ProGlide FlexBall razor for body hair

I owe Irwin Lee – UK head of Procter & Gamble – an apology.

A few weeks ago he was the guest editor of The Grocer and, during our weekly news conference (when we discuss the stories we are writing and hope we’ve done enough to please the powers that be), the conversation turned to male body hair removal.

We don’t discuss body hair with all our guest editors, I hasten to add. The discussion only took such a detour because I asked Irwin about rumours P&G was to bring a US product – the Gillette Body razor – to the UK.

“British blokes aren’t going to want to shave their body hair,” I opined. “Well, not enough to justify a major launch.”

Irwin politely responded that P&G was investigating the opportunity for such a product in the UK, and that it hadn’t yet decided whether it would launch Body here.

Well, sorry Irwin, it turns out I know nothing about modern attitudes to male body hair, with Mintel today announcing that half of British fellas feel under pressure to remove or groom body hair.

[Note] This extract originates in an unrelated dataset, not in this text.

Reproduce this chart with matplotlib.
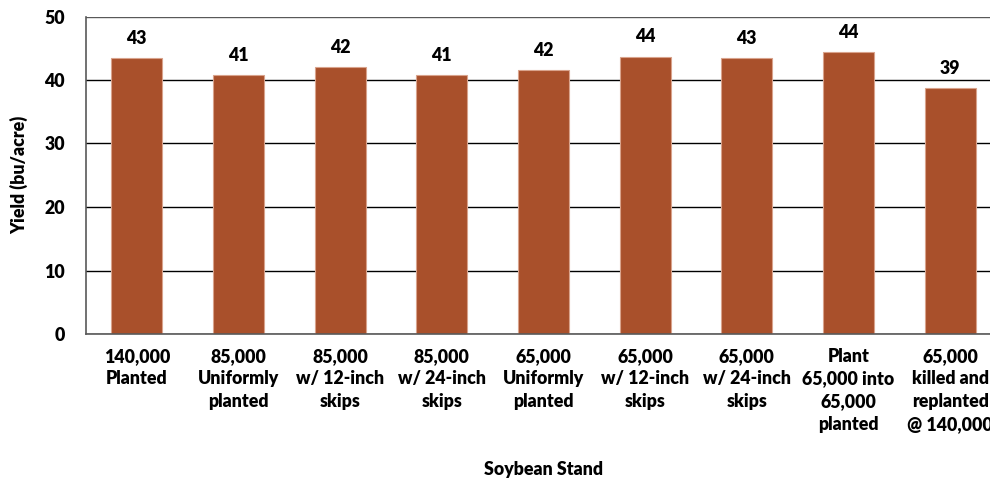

That was just the start. I grew up in the 1970s (when the only grooming men did was trim their sideburns), and what I read in the Mintel report filled me with disbelief. And not a little horror.

Thirteen percent of men have removed hair from their chest (I can let that one go); 9% from the back (fair enough, no one likes a hairy back); 12% from their underarms (I’m trying not to judge); 4% from their legs (perhaps they’re very keen swimmers); 2% from their feet (what are they, hobbits?).

Then came the stats that made me fear for future generations.

Twenty-nine percent – the best part of a third – of British men have removed pubic hair. I’m just going to leave that one out there (perhaps my shock is very much down to my advancing years) but I’d love to hear what readers make of it.

Another stat – which shocked me to my core – was that 6% of British men have felt the urge, at some point in the past 12 months, to shave or otherwise remove hair from their bum. As I sit on my proudly hairy posterior, looking around the office, statistics suggest at least one of the fellas I can see have taken razor, wax or cream to their bottom. I’m going to give the couple of Welshmen on The Grocer team the benefit of the doubt as their countrymen are least likely to have trimmed their body hair, according to the research.

Far more likely are the younger members of the team.

“It is becoming increasingly commonplace for men, particularly under-30s, to remove hair from their body as behaviours once described as metrosexual are becoming increasingly mainstream,” says Mintel senior beauty analyst Charlotte Libby, adding that 58% of 16 to 24-year-old men say they feel pressure to remove or groom body hair, compared to 22% of over-65s (my dad will be relieved).

And the lads who feel obliged to sport a hair-free torso are likely to have contributed to the 2.1% growth in the UK shaving and hair removal market to £625m.

“Innovation in the shaving and hair removal market continues to focus on male-oriented products, with a particular trend towards male body hair removal,” says Libby.

So apologies once again, Irwin, it seems there is a market in the UK for the Gillette Body – and its promise to “move through even the tightest spaces” (shudder).

But this 40-something will be sticking with his trusty Gillette Fusion. And the furthest south that’s going to be travelling is my chin.